Theme: Art in Action
In the opening section of his book Art In Action (1980), philosopher Nicholas Wolterstorff wrestles with crucial issues, including the purpose, nature, and uses of art.
The way that art, in all its diverse forms, is used in culture - particularly Western culture - sends a clear message about what we believe art's purpose to be - first looked at, listened to, or read, and then simply contemplated. Concert halls, museums, galleries, universities, literary journals, and other artistic venues reinforce this idea, leading us to believe that the art's defining goal is aesthetic contemplation - nothing more, nothing less.
However, aesthetic contemplation cannot be art's only purpose. Products of creative artistic disciplines are integrated into the fabric of our existence, but art's value to humankind runs much deeper than aesthetics.
Humanity longs to sing and dance, and it needs choreographers and kappellmeisters to instruct and inspire. Humanity longs to be part of a great story, to write a chapter in it, but it needs great storytellers to point the way. Humanity longs to truly see unseen things, pictures of worlds in and beyond it, but it needs visionaries to open eyes. Humanity needs artists, and artists need humanity.

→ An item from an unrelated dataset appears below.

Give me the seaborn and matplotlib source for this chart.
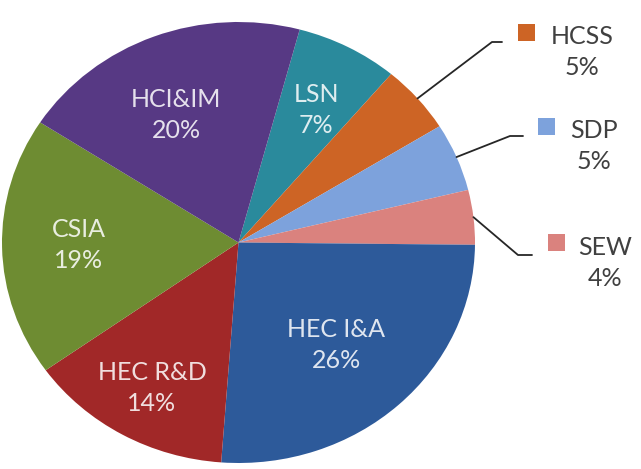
import matplotlib
matplotlib.use('Agg')
import matplotlib.pyplot as plt
import seaborn as sns
import numpy as np

# ---- data ----
categories = ['LSN', 'HCSS', 'SDP', 'SEW', 'HEC I&A', 'HEC R&D', 'CSIA', 'HCI&IM']
shares = [7, 5, 5, 4, 26, 14, 19, 20]
pct_labels = ['7%', '5%', '5%', '4%', '26%', '14%', '19%', '20%']

colors = sns.color_palette(['#2A8A9C', '#CD6425', '#7DA2DC', '#DA827E',
                            '#2D5A9A', '#A12828', '#6E8C32', '#573984'])

sns.set_theme(style='white')
plt.rcParams['font.family'] = ['Lato', 'DejaVu Sans']

W, H = 641, 469
fig = plt.figure(figsize=(W / 100, H / 100), dpi=100)
fig.patch.set_facecolor('white')
ax = fig.add_axes([2 / W, 6 / H, 473 / W, 441 / H])
wedges, _ = ax.pie(shares, colors=colors, startangle=75, counterclock=False,
                   radius=1, wedgeprops=dict(linewidth=0))
ax.set_aspect('auto')
ax.set_xlim(-1, 1)
ax.set_ylim(-1, 1)
ax.axis('off')

# inside label centres in pixels (layout)
inside_pos = {'LSN': (316, 110), 'HEC I&A': (336, 345), 'HEC R&D': (152, 388),
              'CSIA': (79, 245), 'HCI&IM': (176, 115)}

# outside label layout in pixels: square centre, text centre, elbow, end
out_layout = {
    'HCSS': dict(sq=(526, 33), txt=(582, 52), elbow=(492, 42), end=(502, 42)),
    'SDP': dict(sq=(546, 127), txt=(594, 146), elbow=(510, 136), end=(523, 136)),
    'SEW': dict(sq=(556, 243), txt=(605, 263), elbow=(518, 255), end=(532, 255)),
}

def px2data(px, py):
    return (px - 238.5) / 236.5, (242.5 - py) / 220.5

for w, cat, pct in zip(wedges, categories, pct_labels):
    mid = np.deg2rad((w.theta1 + w.theta2) / 2)
    if cat in inside_pos:
        x, y = px2data(*inside_pos[cat])
        ax.text(x, y, f'{cat}\n{pct}',
                ha='center', va='center', fontsize=18, color='white', alpha=0.85,
                linespacing=1.4)
    else:
        lay = out_layout[cat]
        x0, y0 = np.cos(mid), np.sin(mid)
        ex, ey = px2data(*lay['elbow'])
        nx, ny = px2data(*lay['end'])
        ax.plot([x0, ex, nx], [y0, ey, ny], color='#262626', lw=1.3, clip_on=False)
        sx, sy = lay['sq']
        fig.patches.append(plt.Rectangle(((sx - 8.5) / W, 1 - (sy + 8.5) / H), 17 / W, 17 / H,
                                         transform=fig.transFigure, facecolor=w.get_facecolor(),
                                         edgecolor='none'))
        tx, ty = lay['txt']
        fig.text(tx / W, 1 - ty / H, f'{cat}\n{pct}', ha='center', va='center',
                 fontsize=18, color='#404040', linespacing=1.4)

fig.savefig('out.png', dpi=100)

The axiom of the United States National Endowment for the Arts is "a great nation deserves great art". And it does. We want to take that even further, because IAM believes that all humans deserve great art as a prevalent part of daily life - in newspapers and magazines, doctors' offices and the workplace, homes, museums, concert halls, places of worship, clubs, subways, city streets, parks . . . everywhere.
Creation and creativity are part of what makes people human. If we hope to see more evidence of the world that ought to be, we must fill all corners of culture - museums to malls, galleries to grocery stores - with good, true and beautiful works. This is Art in Action.